California’s Air Resources Board rules have already spread to 11 other states—including New York, Massachusetts, and Oregon—together representing roughly 40% of the entire U.S. auto market. Despite repeated concerns from manufacturers, California officials have doubled down, insisting that their measures are essential for meeting lofty greenhouse gas reduction targets and combating smog. However, even some states like Maryland have recognized the impracticality of California’s timeline, opting to delay compliance.
A major legal hurdle complicates the path forward. The Government Accountability Office ruled in March that the EPA waiver issued under former President Joe Biden cannot be revoked under the Congressional Review Act, which requires only a simple Senate majority. This creates uncertainty over whether Congress can truly roll back California’s authority without more complex legislative action.
The House is also gearing up to tackle other elements of California’s environmental regime, including blocking the state from imposing stricter pollution standards on commercial trucks and halting its low-nitrogen oxide emissions regulations for heavy-duty vehicles. These moves reflect growing concerns that California’s progressive regulatory overreach is threatening national commerce and consumer choice.

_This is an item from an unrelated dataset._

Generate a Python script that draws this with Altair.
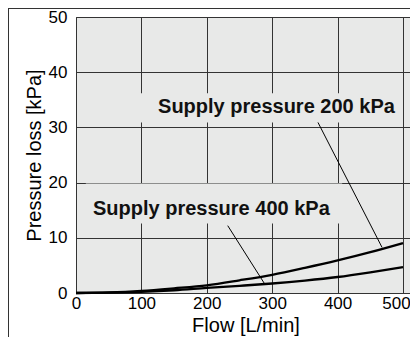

Under California’s current rules, the state demands that 35% of light-duty vehicles for the 2026 model year be zero-emission, scaling up rapidly to 68% by 2030. Industry experts widely agree that these targets are disconnected from reality, given the current slow pace of electric vehicle adoption among the broader American public, particularly in rural and lower-income areas.

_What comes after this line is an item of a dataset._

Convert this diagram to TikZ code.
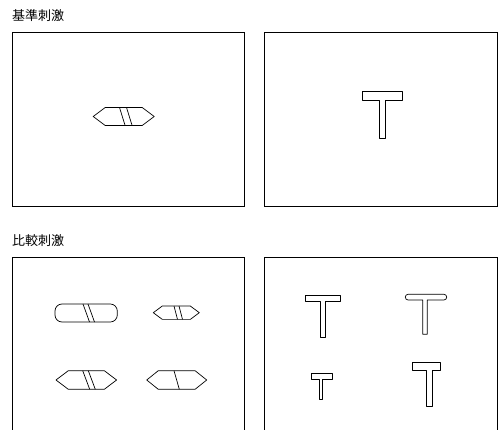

California first unveiled its plan in 2020, aiming to make at least 80% of new cars electric and the remainder plug-in hybrids by 2035. Now, under President Donald Trump’s leadership, the U.S. Transportation Department is working to undo the aggressive fuel economy regulations imposed during former President Joe Biden’s term, offering a much-needed course correction for an auto industry burdened by regulatory overreach.
As Congress debates, the larger question remains: Will America allow one state’s left-wing environmental ideology to dictate terms for the entire country’s auto industry?